(Some records)
──────

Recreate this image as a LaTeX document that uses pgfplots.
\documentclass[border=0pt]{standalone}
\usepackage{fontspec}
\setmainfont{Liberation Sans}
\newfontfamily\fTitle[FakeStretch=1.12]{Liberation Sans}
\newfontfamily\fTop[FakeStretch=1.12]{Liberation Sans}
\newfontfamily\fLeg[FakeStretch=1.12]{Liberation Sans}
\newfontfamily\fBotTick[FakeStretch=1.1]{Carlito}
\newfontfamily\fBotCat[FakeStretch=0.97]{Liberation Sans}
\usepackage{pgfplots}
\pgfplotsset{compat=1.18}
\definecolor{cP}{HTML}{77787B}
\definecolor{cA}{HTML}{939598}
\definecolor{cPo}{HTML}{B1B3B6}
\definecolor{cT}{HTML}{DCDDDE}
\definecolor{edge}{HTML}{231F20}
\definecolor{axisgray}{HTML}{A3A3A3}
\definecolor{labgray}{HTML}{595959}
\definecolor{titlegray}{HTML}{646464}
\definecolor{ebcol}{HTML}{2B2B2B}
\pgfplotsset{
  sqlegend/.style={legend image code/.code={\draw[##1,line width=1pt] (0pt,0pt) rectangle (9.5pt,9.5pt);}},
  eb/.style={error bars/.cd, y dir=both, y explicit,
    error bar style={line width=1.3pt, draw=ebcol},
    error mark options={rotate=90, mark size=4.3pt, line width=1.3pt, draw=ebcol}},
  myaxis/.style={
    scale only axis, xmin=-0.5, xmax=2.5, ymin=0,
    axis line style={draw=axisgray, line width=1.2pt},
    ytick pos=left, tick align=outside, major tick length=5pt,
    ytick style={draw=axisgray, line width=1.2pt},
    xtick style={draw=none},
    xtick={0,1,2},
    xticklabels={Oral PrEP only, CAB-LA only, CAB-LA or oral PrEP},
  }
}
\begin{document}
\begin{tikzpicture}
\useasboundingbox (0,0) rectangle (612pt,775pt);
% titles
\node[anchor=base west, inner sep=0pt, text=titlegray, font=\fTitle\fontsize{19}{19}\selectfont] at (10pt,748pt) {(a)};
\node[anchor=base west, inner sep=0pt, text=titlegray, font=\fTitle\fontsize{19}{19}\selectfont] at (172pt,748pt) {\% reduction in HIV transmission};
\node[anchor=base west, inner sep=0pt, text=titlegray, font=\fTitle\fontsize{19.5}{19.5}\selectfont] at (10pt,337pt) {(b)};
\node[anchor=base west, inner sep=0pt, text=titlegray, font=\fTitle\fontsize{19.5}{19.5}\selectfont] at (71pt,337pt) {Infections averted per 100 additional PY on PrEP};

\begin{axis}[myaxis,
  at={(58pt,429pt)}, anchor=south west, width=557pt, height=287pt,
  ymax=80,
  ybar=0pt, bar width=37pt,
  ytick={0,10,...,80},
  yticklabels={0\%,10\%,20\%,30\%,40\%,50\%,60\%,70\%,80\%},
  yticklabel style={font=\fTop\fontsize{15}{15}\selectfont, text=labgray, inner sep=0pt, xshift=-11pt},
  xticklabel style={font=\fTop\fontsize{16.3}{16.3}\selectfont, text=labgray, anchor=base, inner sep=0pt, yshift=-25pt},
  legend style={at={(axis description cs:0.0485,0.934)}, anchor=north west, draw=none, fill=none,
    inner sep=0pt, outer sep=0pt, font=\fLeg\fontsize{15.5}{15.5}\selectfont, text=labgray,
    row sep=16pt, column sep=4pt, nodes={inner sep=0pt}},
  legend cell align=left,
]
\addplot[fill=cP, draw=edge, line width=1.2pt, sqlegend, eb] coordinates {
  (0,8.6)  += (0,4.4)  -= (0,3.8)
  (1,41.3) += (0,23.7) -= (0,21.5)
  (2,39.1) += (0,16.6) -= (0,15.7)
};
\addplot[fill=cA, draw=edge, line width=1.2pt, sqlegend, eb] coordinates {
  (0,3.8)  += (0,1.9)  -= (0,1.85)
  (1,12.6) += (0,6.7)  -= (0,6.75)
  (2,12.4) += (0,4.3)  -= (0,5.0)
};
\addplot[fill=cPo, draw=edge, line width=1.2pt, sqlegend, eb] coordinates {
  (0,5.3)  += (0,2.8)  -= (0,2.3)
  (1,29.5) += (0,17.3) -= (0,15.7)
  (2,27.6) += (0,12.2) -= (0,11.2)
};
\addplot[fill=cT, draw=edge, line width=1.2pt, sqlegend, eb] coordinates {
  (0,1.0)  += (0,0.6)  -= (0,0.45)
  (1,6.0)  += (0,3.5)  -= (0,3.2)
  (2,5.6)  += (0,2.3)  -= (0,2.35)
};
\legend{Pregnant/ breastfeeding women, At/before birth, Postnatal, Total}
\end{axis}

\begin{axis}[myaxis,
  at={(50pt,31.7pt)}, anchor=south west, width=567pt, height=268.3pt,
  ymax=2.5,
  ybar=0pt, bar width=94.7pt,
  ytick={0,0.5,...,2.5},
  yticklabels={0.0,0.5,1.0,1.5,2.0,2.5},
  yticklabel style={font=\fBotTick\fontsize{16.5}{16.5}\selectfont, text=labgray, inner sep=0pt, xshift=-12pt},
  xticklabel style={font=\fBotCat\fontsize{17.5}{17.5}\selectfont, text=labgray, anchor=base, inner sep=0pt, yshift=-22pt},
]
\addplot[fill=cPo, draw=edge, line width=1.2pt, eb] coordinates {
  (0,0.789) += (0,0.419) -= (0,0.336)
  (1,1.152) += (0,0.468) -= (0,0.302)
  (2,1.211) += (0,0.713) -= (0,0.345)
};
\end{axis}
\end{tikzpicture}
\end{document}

──────

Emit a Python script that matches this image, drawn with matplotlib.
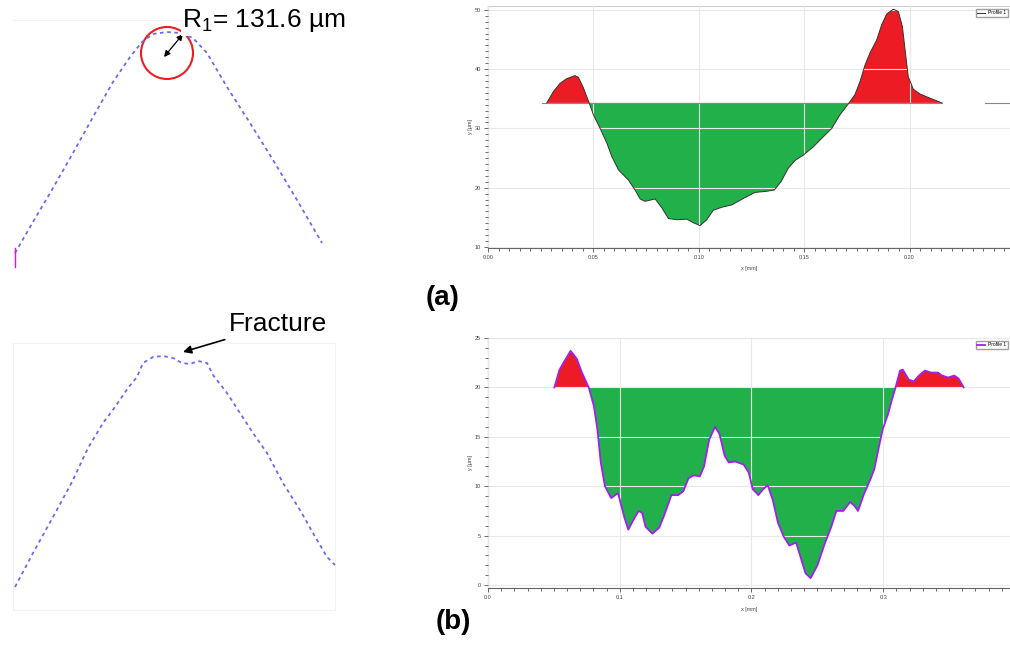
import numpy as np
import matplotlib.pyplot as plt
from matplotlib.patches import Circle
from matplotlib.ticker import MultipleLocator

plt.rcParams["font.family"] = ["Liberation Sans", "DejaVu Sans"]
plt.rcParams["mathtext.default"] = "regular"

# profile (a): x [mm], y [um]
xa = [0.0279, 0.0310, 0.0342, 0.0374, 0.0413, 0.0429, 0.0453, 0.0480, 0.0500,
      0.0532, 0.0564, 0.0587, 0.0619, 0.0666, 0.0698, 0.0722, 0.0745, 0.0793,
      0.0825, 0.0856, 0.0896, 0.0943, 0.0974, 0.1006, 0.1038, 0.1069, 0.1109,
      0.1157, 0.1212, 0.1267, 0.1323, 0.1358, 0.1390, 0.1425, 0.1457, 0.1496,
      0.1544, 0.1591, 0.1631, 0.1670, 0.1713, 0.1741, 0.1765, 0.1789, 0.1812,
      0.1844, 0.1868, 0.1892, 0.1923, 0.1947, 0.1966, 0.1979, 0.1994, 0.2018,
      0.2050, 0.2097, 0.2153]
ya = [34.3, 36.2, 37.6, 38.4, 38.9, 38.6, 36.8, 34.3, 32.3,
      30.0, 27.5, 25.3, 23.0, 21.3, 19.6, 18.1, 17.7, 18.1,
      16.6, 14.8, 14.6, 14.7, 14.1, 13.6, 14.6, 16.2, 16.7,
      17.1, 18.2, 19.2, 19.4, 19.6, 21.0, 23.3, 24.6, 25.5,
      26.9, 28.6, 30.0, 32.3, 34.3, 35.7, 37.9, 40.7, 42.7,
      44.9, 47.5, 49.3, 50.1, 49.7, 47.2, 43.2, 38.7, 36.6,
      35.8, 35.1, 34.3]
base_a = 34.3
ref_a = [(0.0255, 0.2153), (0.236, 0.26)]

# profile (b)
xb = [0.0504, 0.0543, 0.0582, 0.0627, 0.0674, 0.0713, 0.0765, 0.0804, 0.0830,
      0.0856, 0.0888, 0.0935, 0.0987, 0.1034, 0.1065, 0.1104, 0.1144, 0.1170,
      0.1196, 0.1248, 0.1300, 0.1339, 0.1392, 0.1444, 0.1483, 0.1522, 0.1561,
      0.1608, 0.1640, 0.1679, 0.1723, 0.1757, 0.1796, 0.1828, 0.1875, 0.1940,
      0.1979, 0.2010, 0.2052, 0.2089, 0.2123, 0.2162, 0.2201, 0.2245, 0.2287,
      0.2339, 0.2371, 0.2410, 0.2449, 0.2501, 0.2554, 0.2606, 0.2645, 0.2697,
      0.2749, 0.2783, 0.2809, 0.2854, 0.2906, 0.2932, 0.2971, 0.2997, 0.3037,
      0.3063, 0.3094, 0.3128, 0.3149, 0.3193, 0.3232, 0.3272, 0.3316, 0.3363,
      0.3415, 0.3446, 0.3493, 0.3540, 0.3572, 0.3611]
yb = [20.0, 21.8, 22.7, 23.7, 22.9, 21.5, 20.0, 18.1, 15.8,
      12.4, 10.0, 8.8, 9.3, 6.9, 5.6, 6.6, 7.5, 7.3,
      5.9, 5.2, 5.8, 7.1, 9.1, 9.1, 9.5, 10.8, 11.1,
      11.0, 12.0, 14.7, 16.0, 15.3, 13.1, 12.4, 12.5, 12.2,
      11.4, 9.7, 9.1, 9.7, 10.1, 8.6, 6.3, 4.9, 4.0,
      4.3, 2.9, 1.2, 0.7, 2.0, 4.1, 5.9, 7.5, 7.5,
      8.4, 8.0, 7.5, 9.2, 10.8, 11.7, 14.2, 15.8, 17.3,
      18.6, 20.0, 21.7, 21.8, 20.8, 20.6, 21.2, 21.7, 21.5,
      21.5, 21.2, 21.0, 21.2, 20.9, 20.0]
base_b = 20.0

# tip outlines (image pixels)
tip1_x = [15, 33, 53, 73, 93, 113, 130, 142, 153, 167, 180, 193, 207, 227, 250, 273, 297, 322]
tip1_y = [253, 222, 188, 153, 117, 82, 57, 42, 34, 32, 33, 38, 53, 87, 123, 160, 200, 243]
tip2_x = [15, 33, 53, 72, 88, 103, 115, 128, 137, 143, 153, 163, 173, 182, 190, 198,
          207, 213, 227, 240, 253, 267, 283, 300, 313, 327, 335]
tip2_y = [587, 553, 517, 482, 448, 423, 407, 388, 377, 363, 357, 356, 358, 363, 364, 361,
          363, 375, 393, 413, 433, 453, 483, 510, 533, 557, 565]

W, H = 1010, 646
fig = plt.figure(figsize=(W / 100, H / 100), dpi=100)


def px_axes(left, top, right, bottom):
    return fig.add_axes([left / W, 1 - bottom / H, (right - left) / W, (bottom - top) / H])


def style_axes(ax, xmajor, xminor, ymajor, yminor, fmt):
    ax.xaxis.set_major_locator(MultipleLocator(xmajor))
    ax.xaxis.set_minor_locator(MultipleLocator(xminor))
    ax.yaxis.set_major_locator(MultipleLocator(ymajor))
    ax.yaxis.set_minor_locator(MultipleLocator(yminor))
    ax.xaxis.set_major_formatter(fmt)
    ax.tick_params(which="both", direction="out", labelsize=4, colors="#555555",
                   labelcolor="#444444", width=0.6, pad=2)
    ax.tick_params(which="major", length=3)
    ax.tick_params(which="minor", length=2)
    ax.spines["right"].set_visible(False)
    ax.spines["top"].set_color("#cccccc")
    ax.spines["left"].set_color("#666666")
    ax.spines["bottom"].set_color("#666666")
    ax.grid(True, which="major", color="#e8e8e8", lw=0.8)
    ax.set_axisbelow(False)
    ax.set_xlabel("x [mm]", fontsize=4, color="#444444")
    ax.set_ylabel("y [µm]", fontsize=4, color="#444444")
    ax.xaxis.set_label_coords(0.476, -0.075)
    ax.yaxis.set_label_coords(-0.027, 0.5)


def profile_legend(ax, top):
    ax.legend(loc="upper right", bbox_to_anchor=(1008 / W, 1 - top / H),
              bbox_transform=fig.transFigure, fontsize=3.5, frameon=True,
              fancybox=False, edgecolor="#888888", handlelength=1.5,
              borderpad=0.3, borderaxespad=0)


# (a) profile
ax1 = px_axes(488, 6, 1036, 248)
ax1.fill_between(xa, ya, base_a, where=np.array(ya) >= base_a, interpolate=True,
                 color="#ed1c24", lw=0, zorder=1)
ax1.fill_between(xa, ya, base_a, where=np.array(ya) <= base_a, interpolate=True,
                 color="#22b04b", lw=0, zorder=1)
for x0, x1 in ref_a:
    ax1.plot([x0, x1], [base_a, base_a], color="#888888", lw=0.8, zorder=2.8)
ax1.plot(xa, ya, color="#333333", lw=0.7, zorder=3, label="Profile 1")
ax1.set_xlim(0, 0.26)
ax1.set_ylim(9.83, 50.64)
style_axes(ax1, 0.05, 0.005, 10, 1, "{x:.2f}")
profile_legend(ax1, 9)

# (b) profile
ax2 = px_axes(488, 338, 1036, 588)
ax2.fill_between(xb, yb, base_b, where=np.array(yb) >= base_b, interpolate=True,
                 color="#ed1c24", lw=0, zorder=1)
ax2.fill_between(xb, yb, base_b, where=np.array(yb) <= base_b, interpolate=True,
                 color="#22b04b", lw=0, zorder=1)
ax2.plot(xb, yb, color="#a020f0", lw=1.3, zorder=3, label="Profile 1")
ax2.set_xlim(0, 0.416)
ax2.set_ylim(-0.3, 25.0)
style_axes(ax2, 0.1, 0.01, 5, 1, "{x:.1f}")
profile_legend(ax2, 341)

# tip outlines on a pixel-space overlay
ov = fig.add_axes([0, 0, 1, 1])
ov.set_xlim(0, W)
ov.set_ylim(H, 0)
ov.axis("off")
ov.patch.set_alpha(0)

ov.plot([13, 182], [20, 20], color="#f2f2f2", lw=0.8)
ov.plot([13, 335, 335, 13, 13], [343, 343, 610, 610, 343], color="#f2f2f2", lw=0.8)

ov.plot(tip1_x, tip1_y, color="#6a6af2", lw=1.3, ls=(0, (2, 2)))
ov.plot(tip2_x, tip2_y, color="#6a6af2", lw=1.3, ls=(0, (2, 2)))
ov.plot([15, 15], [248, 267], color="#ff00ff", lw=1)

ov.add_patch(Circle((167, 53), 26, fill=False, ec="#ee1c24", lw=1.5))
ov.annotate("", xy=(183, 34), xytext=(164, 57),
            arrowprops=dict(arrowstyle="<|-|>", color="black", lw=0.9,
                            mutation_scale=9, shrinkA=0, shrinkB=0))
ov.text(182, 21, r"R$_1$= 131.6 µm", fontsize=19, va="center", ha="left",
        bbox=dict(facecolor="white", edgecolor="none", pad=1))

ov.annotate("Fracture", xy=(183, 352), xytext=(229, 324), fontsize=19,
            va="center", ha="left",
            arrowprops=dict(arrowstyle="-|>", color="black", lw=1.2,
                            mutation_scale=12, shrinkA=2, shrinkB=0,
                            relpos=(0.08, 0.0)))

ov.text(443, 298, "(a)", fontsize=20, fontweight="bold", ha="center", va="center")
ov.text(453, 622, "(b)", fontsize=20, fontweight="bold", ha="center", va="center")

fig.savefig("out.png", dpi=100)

──────

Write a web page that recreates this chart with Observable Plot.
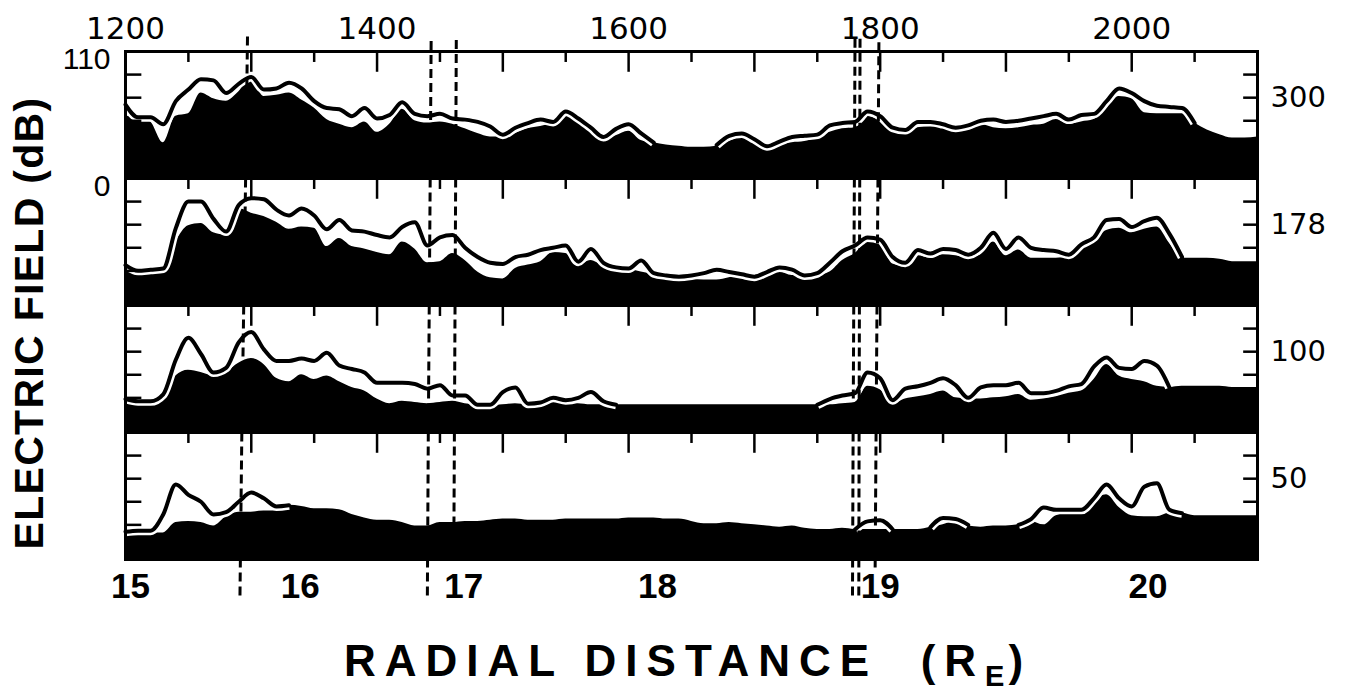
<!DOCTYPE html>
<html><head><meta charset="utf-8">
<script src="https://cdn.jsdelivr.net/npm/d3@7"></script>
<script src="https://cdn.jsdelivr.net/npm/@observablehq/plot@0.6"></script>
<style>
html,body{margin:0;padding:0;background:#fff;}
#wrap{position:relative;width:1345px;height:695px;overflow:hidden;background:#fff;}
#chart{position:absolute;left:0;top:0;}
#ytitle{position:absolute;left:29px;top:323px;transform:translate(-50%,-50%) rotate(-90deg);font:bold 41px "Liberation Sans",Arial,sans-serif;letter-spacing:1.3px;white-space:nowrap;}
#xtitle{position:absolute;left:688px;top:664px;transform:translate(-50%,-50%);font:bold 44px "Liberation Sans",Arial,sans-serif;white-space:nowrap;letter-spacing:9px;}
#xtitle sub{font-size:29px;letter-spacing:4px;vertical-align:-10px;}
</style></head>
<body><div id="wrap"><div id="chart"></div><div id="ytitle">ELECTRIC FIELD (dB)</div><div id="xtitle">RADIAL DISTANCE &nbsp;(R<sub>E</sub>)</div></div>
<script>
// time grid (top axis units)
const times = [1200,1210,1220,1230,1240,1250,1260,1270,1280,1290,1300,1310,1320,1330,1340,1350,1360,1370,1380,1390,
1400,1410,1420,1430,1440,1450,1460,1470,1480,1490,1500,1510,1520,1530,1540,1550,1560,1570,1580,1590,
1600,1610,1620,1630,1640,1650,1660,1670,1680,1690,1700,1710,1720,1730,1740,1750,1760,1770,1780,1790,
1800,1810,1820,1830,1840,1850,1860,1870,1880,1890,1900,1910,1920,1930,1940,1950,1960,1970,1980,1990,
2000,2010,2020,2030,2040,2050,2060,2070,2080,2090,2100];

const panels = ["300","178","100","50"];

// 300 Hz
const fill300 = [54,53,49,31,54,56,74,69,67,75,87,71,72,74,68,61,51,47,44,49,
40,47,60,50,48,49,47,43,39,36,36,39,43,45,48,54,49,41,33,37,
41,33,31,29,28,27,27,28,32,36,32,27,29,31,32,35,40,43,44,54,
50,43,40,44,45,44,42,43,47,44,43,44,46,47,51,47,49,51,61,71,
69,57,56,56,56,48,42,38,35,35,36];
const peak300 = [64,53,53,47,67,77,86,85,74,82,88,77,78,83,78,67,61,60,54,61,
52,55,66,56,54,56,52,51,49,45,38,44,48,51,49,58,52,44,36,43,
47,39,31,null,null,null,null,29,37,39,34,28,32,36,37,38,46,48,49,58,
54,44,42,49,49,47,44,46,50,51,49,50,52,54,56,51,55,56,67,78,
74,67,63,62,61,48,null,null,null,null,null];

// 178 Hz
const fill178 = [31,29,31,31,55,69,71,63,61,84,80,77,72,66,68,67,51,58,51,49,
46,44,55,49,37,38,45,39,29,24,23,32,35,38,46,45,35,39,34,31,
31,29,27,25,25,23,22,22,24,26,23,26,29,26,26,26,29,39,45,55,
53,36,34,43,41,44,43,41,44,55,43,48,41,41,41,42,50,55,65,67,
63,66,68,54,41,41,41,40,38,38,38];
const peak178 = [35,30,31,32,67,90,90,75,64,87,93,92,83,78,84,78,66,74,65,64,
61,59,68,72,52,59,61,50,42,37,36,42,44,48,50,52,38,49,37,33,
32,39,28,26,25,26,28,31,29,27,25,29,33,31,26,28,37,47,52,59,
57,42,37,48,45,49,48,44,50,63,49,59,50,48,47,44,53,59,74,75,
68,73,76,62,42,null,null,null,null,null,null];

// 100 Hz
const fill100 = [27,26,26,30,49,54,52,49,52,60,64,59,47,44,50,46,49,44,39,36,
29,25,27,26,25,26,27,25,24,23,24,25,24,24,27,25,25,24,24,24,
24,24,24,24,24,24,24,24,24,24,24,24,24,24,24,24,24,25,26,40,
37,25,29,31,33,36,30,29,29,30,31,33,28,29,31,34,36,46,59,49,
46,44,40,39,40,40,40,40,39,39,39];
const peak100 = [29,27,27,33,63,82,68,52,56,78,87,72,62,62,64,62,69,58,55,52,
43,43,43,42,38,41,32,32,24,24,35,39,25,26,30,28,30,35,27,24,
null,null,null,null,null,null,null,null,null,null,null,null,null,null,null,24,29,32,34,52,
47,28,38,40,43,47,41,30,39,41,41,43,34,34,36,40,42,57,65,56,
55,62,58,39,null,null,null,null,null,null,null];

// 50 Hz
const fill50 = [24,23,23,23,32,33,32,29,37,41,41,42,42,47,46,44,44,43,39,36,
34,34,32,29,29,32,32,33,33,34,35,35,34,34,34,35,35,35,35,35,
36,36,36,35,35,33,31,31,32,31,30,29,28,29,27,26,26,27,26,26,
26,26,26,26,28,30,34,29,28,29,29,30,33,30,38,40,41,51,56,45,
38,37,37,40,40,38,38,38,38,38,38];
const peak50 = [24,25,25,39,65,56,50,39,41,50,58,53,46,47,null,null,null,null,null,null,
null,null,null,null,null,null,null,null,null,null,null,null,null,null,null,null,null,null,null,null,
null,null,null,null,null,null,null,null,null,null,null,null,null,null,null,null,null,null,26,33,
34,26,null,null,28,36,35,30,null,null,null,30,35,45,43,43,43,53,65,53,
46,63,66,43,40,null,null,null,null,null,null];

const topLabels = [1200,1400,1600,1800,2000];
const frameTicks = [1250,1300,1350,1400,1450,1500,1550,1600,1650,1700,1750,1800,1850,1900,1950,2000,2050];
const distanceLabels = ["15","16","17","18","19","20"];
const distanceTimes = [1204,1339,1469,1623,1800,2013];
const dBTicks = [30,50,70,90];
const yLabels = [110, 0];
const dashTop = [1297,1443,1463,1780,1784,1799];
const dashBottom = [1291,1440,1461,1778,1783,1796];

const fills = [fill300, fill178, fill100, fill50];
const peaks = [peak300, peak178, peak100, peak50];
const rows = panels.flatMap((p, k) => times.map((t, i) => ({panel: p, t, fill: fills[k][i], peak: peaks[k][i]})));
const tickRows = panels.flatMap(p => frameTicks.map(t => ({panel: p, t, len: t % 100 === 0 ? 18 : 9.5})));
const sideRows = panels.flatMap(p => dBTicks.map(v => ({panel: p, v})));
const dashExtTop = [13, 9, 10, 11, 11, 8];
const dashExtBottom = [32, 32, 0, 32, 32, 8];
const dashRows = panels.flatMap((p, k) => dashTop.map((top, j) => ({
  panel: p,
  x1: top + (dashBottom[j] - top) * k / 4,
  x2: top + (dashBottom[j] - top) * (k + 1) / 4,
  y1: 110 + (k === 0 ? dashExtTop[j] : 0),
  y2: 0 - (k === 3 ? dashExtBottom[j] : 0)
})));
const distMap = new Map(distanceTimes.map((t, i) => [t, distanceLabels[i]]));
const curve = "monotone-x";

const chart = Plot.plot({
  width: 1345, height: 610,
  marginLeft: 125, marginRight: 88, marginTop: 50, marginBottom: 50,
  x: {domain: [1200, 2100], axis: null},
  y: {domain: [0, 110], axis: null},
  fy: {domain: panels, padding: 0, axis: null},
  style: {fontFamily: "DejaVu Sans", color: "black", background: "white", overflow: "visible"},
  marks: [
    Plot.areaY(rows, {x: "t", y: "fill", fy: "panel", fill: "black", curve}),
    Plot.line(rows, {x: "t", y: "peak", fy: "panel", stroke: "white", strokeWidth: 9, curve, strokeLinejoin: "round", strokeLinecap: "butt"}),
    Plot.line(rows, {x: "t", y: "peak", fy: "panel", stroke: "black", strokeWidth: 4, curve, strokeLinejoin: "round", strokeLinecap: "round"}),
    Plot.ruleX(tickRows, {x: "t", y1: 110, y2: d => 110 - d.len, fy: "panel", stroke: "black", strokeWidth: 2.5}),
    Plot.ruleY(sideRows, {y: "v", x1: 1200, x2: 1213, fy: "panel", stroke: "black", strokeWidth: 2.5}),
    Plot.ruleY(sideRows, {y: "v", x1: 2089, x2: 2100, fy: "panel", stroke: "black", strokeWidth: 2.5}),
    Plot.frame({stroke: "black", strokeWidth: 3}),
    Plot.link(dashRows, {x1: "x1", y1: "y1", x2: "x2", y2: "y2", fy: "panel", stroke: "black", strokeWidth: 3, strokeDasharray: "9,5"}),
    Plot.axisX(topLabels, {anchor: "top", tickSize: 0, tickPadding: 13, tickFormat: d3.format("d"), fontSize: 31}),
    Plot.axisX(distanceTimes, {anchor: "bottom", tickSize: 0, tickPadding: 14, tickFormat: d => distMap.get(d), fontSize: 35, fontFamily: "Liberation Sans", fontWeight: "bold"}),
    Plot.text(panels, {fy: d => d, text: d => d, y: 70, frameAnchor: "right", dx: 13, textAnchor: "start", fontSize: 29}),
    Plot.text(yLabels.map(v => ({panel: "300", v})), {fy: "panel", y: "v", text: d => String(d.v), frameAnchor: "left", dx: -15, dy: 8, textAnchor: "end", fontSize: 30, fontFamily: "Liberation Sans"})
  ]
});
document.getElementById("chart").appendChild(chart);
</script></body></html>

──────

* **What is needed**
Report the number of lines holding the string "image", without any other words.

* **Problem solution**
4